We have come to the end of the interview, and Joyce El-Khoury wants to summarize:
”I have been singing since I was three and have been singing professionally for fifteen years. When I go on stage today, I am much more aware of what my colleagues are doing, and what they need. I am aware of what the audience expects from what I have ’borrowed’. It feels like a gift to share it.
”Today, it is no longer about hitting the high note or that I didn’t come in the right second or forgot to pick up the knife the way we rehearsed. All those are just details. I have received messages after performances from people in the audience who said they had recently lost someone close, and they hadn’t been able to cry until there and then at the opera when they heard us sing. Then I feel that is what it’s all about. I have done my job.”

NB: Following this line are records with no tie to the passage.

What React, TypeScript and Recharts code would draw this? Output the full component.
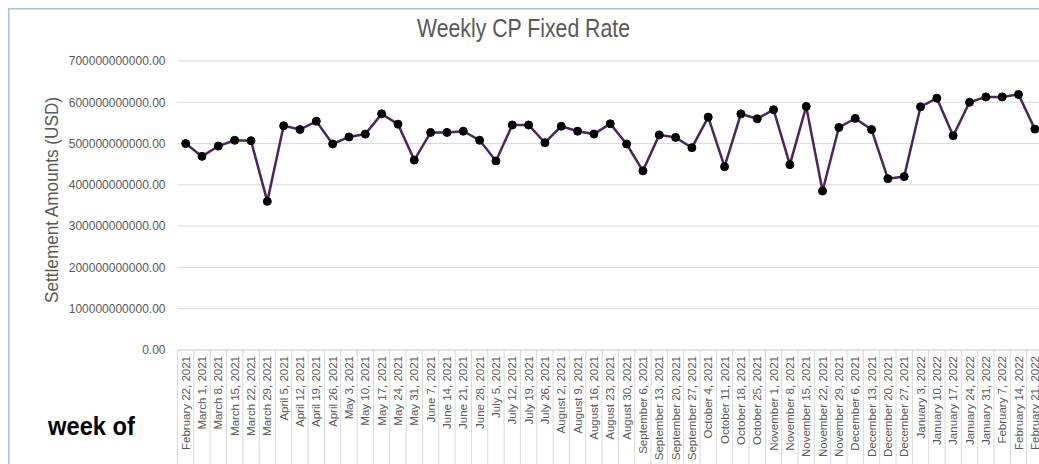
import React from 'react';
import { LineChart, Line, XAxis, YAxis, CartesianGrid } from 'recharts';

const weeks: string[] = [
  'February 22, 2021', 'March 1, 2021', 'March 8, 2021', 'March 15, 2021', 'March 22, 2021', 'March 29, 2021',
  'April 5, 2021', 'April 12, 2021', 'April 19, 2021', 'April 26, 2021',
  'May 3, 2021', 'May 10, 2021', 'May 17, 2021', 'May 24, 2021', 'May 31, 2021',
  'June 7, 2021', 'June 14, 2021', 'June 21, 2021', 'June 28, 2021',
  'July 5, 2021', 'July 12, 2021', 'July 19, 2021', 'July 26, 2021',
  'August 2, 2021', 'August 9, 2021', 'August 16, 2021', 'August 23, 2021', 'August 30, 2021',
  'September 6, 2021', 'September 13, 2021', 'September 20, 2021', 'September 27, 2021',
  'October 4, 2021', 'October 11, 2021', 'October 18, 2021', 'October 25, 2021',
  'November 1, 2021', 'November 8, 2021', 'November 15, 2021', 'November 22, 2021', 'November 29, 2021',
  'December 6, 2021', 'December 13, 2021', 'December 20, 2021', 'December 27, 2021',
  'January 3, 2022', 'January 10, 2022', 'January 17, 2022', 'January 24, 2022', 'January 31, 2022',
  'February 7, 2022', 'February 14, 2022', 'February 21, 2022',
];

// settlement amounts in billions of USD
const settlementBillions: number[] = [
  500, 469, 494, 508, 507, 360,
  543, 534, 554, 499,
  516, 523, 572, 547, 460,
  527, 527, 530, 508,
  458, 545, 545, 502,
  542, 530, 523, 548, 499,
  434, 521, 515, 490,
  564, 444, 572, 560,
  582, 449, 590, 385, 539,
  561, 534, 415, 420,
  589, 610, 519, 600, 613,
  613, 619, 535,
];

const yTicks: number[] = [0, 1e11, 2e11, 3e11, 4e11, 5e11, 6e11, 7e11];

const title = 'Weekly CP Fixed Rate';
const yTitle = 'Settlement Amounts (USD)';
const xNote = 'week of';

const data = weeks.map((w, i) => ({ week: w, amount: settlementBillions[i] * 1e9 }));

const CHART_W = 1050;
const CHART_H = 464;
const MARGIN = { top: 61, right: 7, bottom: 0, left: 0 };
const Y_AXIS_W = 177.5;
const PLOT_W = CHART_W - MARGIN.right - MARGIN.left - Y_AXIS_W;
const STEP = PLOT_W / weeks.length;
const GRID = '#d9d9d9';
const TEXT = '#595959';

const XTick = (props: any) => {
  const { x, y, payload, index } = props;
  const ty = y + 6;
  return (
    <g>
      <line x1={x - STEP / 2} x2={x - STEP / 2} y1={y} y2={y + 130} stroke={GRID} strokeWidth={1} />
      {index === weeks.length - 1 ? (
        <line x1={x + STEP / 2} x2={x + STEP / 2} y1={y} y2={y + 130} stroke={GRID} strokeWidth={1} />
      ) : null}
      <text
        x={x}
        y={ty}
        transform={`rotate(-90, ${x}, ${ty})`}
        textAnchor="end"
        dominantBaseline="central"
        fill={TEXT}
        fontSize={11.5}
        fontFamily="'Liberation Sans', Arial, sans-serif"
      >
        {payload.value}
      </text>
    </g>
  );
};

export default function App() {
  return (
    <div style={{ position: 'fixed', left: 0, top: 0, width: 1039, height: 464, overflow: 'hidden', background: '#fff' }}>
      <div style={{ position: 'absolute', left: 0, top: 0 }}>
        <LineChart width={CHART_W} height={CHART_H} data={data} margin={MARGIN}>
          <CartesianGrid vertical={false} stroke={GRID} strokeWidth={1} />
          <XAxis
            dataKey="week"
            interval={0}
            height={CHART_H - MARGIN.top - 289}
            padding={{ left: STEP / 2, right: STEP / 2 }}
            tickSize={0}
            tickMargin={0}
            tickLine={false}
            axisLine={{ stroke: GRID }}
            tick={<XTick />}
          />
          <YAxis
            width={Y_AXIS_W}
            domain={[0, 7e11]}
            ticks={yTicks}
            tickFormatter={(v: number) => v.toFixed(2)}
            axisLine={false}
            tickLine={false}
            tickSize={0}
            tickMargin={12}
            tick={{ fill: TEXT, fontSize: 12, fontFamily: "'Liberation Sans', Arial, sans-serif" }}
          />
          <Line
            type="linear"
            dataKey="amount"
            stroke="#4e2460"
            strokeWidth={2.5}
            dot={{ r: 4, fill: '#000', stroke: '#000', strokeWidth: 1 }}
            activeDot={false}
            isAnimationActive={false}
          />
        </LineChart>
      </div>
      <svg
        width={1039}
        height={464}
        style={{ position: 'absolute', left: 0, top: 0, pointerEvents: 'none' }}
      >
        <line x1={8} x2={1039} y1={8.75} y2={8.75} stroke="#a3c2e4" strokeWidth={1.5} />
        <line x1={8.75} x2={8.75} y1={8} y2={464} stroke="#a3c2e4" strokeWidth={1.5} />
        <text
          x={523.5}
          y={37}
          textAnchor="middle"
          fill={TEXT}
          fontSize={25}
          textLength={213}
          lengthAdjust="spacingAndGlyphs"
          fontFamily="'Liberation Sans', Arial, sans-serif"
        >
          {title}
        </text>
        <text
          x={58}
          y={200}
          transform="rotate(-90, 58, 200)"
          textAnchor="middle"
          fill={TEXT}
          fontSize={17.5}
          textLength={206}
          lengthAdjust="spacingAndGlyphs"
          fontFamily="'Liberation Sans', Arial, sans-serif"
        >
          {yTitle}
        </text>
        <text
          x={48}
          y={435}
          fill="#000"
          fontSize={25}
          fontWeight="bold"
          textLength={87}
          lengthAdjust="spacingAndGlyphs"
          fontFamily="'Liberation Sans', Arial, sans-serif"
        >
          {xNote}
        </text>
      </svg>
    </div>
  );
}
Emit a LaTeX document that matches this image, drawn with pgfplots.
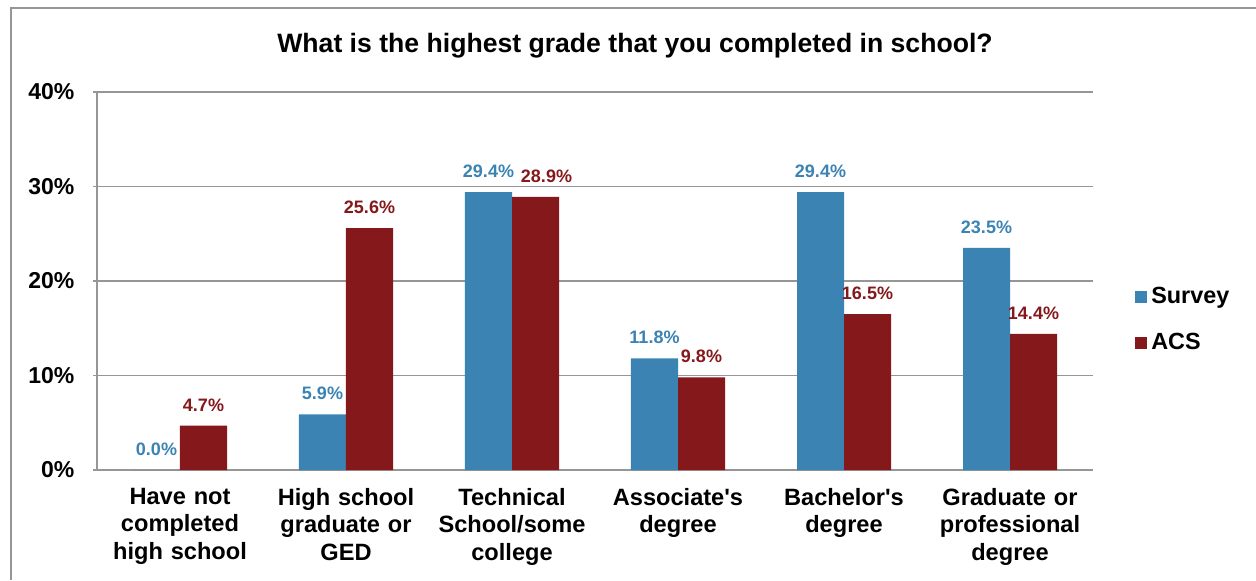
\documentclass[border=0pt]{standalone}
\usepackage{pgfplots}
\pgfplotsset{compat=1.18}
\usepackage{fontspec}
\setmainfont{Liberation Sans}
\definecolor{survey}{HTML}{3A83B3}
\definecolor{acs}{HTML}{84181A}
\definecolor{gridc}{HTML}{969696}
\begin{document}
\begin{tikzpicture}
\path[use as bounding box] (0,0) rectangle (628pt,290pt);
\draw[gridc, line width=1pt] (5.5pt,0) -- (5.5pt,286pt) -- (628pt,286pt);
\node[anchor=base, font=\fontsize{13.3}{16}\selectfont\bfseries] at (317.5pt,264pt) {What is the highest grade that you completed in school?};
\begin{axis}[
  at={(48.5pt,55pt)}, anchor=south west,
  scale only axis, width=498pt, height=189pt,
  ymin=0, ymax=40, ytick={0,10,20,30,40},
  yticklabel={\pgfmathprintnumber{\tick}\%},
  xmin=-0.5, xmax=5.5,
  xtick={0,1,2,3,4,5},
  xticklabels={Have not\\completed\\high school, High school\\graduate or\\GED, Technical\\School/some\\college, Associate\textquotesingle s\\degree, Bachelor\textquotesingle s\\degree, Graduate or\\professional\\degree},
  extra x ticks={-0.5,0.5,1.5,2.5,3.5,4.5,5.5},
  extra x tick labels={},
  extra x tick style={major tick length=3.5pt, tick style={gridc, line width=0.9pt}, grid=none},
  x tick style={draw=none},
  major tick length=3.5pt,
  tick align=outside,
  y tick style={gridc, line width=0.9pt},
  axis x line=bottom, axis y line=left,
  axis line style={-, gridc, line width=0.9pt},
  ymajorgrids, grid style={gridc, line width=0.9pt},
  /pgf/number format/assume math mode=true,
  yticklabel style={font=\fontsize{11.5}{13}\selectfont\bfseries, xshift=-6pt},
  xticklabel style={font=\fontsize{11.8}{13.75}\selectfont\bfseries, align=center, text width=90pt, anchor=north, yshift=-2pt},
  ybar=0pt, bar width=23.5pt,
  nodes near coords={\pgfmathprintnumber[fixed,fixed zerofill,precision=1]{\pgfplotspointmeta}\%},
  every node near coord/.append style={font=\fontsize{9}{11}\selectfont\bfseries, inner sep=0pt, anchor=south, yshift=7pt},
  legend style={at={(1.036,0.397)}, anchor=west, draw=none, fill=none, font=\fontsize{11.7}{14}\selectfont\bfseries, row sep=9.5pt, cells={anchor=west}, /tikz/every even column/.append style={column sep=3pt}},
  legend image code/.code={\fill[#1] (0pt,-3pt) rectangle (6pt,3pt);},
  clip=false,
]
\addplot[fill=survey, draw=none, every node near coord/.append style={text=survey}] coordinates {(0,0.0) (1,5.9) (2,29.4) (3,11.8) (4,29.4) (5,23.5)};
\addplot[fill=acs, draw=none, every node near coord/.append style={text=acs}, coordinate style/.condition={x==2}{xshift=5.5pt}] coordinates {(0,4.7) (1,25.6) (2,28.9) (3,9.8) (4,16.5) (5,14.4)};
\legend{Survey, ACS}
\end{axis}
\end{tikzpicture}
\end{document}
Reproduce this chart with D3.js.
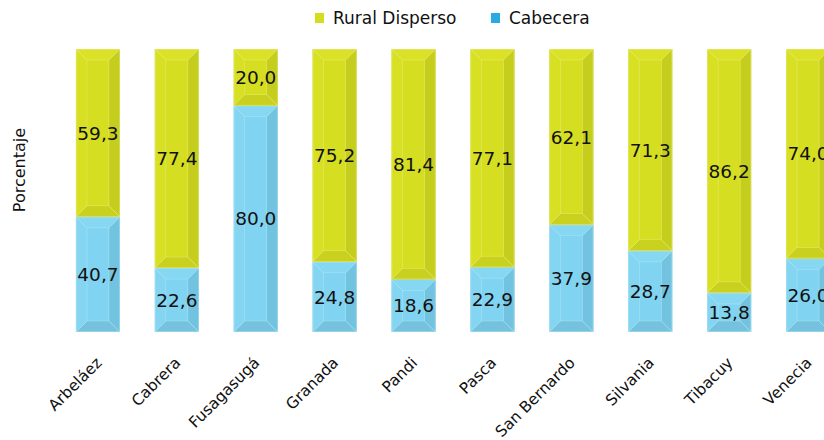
<!DOCTYPE html>
<html><head><meta charset="utf-8">
<script src="https://cdn.jsdelivr.net/npm/d3@7/dist/d3.min.js"></script>
<style>body{margin:0;background:#fff}svg{display:block}text{font-family:"DejaVu Sans",sans-serif}</style>
</head><body><svg id="c" width="824" height="440"></svg>
<script>
const categories = ["Arbeláez","Cabrera","Fusagasugá","Granada","Pandi","Pasca","San Bernardo","Silvania","Tibacuy","Venecia"];
const cabecera = [40.7,22.6,80.0,24.8,18.6,22.9,37.9,28.7,13.8,26.0];
const rural = [59.3,77.4,20.0,75.2,81.4,77.1,62.1,71.3,86.2,74.0];
const seriesNames = ["Rural Disperso","Cabecera"];

const svg = d3.select("#c");
const fmt = v => d3.format(".1f")(v).replace(".", ",");

const x = d3.scaleBand().domain(categories).range([58.5, 847.5]).paddingInner(0.442).paddingOuter(0.221);
const y = d3.scaleLinear().domain([0, 100]).range([332, 49]);

const colors = {
  rural: {face:"#d6de21", top:"#dae126", left:"#d8e024", right:"#c6ce1d", bottom:"#c9d01e", line:"#eef29a", edge:"#e4e98a"},
  cab: {face:"#80d4f1", top:"#86d7f2", left:"#83d5f1", right:"#72c3df", bottom:"#74c2dd", line:"#c2ecf9", edge:"#b6e4f4"}
};

function bevel(g, x0, y0, w, h, c) {
  const b = Math.min(11, h / 2 - 1);
  const x1 = x0 + w, y1 = y0 + h;
  g.append("rect").attr("x", x0).attr("y", y0).attr("width", w).attr("height", h).attr("fill", c.face);
  g.append("polygon").attr("points", [[x0,y0],[x1,y0],[x1-b,y0+b],[x0+b,y0+b]].join(" ")).attr("fill", c.top);
  g.append("polygon").attr("points", [[x0,y0],[x0+b,y0+b],[x0+b,y1-b],[x0,y1]].join(" ")).attr("fill", c.left);
  g.append("polygon").attr("points", [[x1,y0],[x1,y1],[x1-b,y1-b],[x1-b,y0+b]].join(" ")).attr("fill", c.right);
  g.append("polygon").attr("points", [[x0,y1],[x0+b,y1-b],[x1-b,y1-b],[x1,y1]].join(" ")).attr("fill", c.bottom);
  g.append("rect").attr("x", x0+b).attr("y", y0+b).attr("width", w-2*b).attr("height", h-2*b)
    .attr("fill", c.face).attr("stroke", c.line).attr("stroke-width", 0.6).attr("stroke-opacity", 0.6);
  [[x0,y0,x0+b,y0+b],[x1,y0,x1-b,y0+b],[x0,y1,x0+b,y1-b],[x1,y1,x1-b,y1-b]].forEach(l=>{
    g.append("line").attr("x1",l[0]).attr("y1",l[1]).attr("x2",l[2]).attr("y2",l[3])
      .attr("stroke", c.line).attr("stroke-width", 0.7).attr("stroke-opacity", 0.8);
  });
  g.append("rect").attr("x", x0+0.4).attr("y", y0+0.4).attr("width", w-0.8).attr("height", h-0.8)
    .attr("fill", "none").attr("stroke", c.edge).attr("stroke-width", 0.8).attr("stroke-opacity", 0.6);
}

const bars = svg.append("g");
categories.forEach((cat, i) => {
  const bx = x(cat), bw = x.bandwidth();
  const g = bars.append("g");
  const yc0 = y(0), yc1 = y(cabecera[i]);
  bevel(g, bx, yc1, bw, yc0 - yc1, colors.cab);
  const yr1 = y(cabecera[i] + rural[i]);
  bevel(g, bx, yr1, bw, yc1 - yr1, colors.rural);
  g.append("text").attr("x", bx + bw/2).attr("y", (yc0 + yc1)/2).attr("dy", "0.36em")
    .attr("text-anchor", "middle").attr("font-size", 18.5).attr("fill", "#111").text(fmt(cabecera[i]));
  g.append("text").attr("x", bx + bw/2).attr("y", (yc1 + yr1)/2).attr("dy", "0.36em")
    .attr("text-anchor", "middle").attr("font-size", 18.5).attr("fill", "#111").text(fmt(rural[i]));
});

// x axis labels
const xAxis = svg.append("g").attr("transform", "translate(0,350)")
  .call(d3.axisBottom(x).tickSize(0).tickPadding(0));
xAxis.select(".domain").remove();
xAxis.selectAll("text")
  .attr("font-size", 15.5).attr("fill", "#111")
  .attr("font-family", "DejaVu Sans, sans-serif")
  .attr("text-anchor", "end").attr("y", 0).attr("dy", "0.7em").attr("dx", "0")
  .attr("transform", "translate(-3,6) rotate(-45)");

// y title
svg.append("text").attr("transform", "translate(25,170) rotate(-90)")
  .attr("text-anchor", "middle").attr("font-size", 16).attr("fill", "#111").text("Porcentaje");

// legend
const legend = [{name: seriesNames[0], color: "#d4de1e", x: 315}, {name: seriesNames[1], color: "#29abe2", x: 491}];
legend.forEach(l => {
  svg.append("rect").attr("x", l.x).attr("y", 13).attr("width", 9).attr("height", 10).attr("fill", l.color);
  svg.append("text").attr("x", l.x + 18).attr("y", 18).attr("dy", "0.36em")
    .attr("font-size", 17).attr("fill", "#111").text(l.name);
});
</script></body></html>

Six Short Questions With Joyce
1. My favorite sound…
It sounds a bit odd, but it’s actually when the orchestra is tuning. There’s something magical about that sound. I associate it with such anticipation.
2. Food I cook…
I love making Lebanese meatballs, kofta.
3. My favorite drink…
My parents own a coffee company, and my dad, who handles roasting and blending, usually sends me coffee on my travels. Besides being incredibly delicious, it has become a way for me to remember them.
4. Current favorite singer…
My friend Corinne Winters is absolutely incredible. And even if she weren’t my friend, I would be just as impressed.
5. If I woke up and could play any instrument, I would want to play…
I would choose the oud, the Arabic lute.
6. A future plan I have…
I want to start a music festival in Lebanon, and later perhaps also a music school.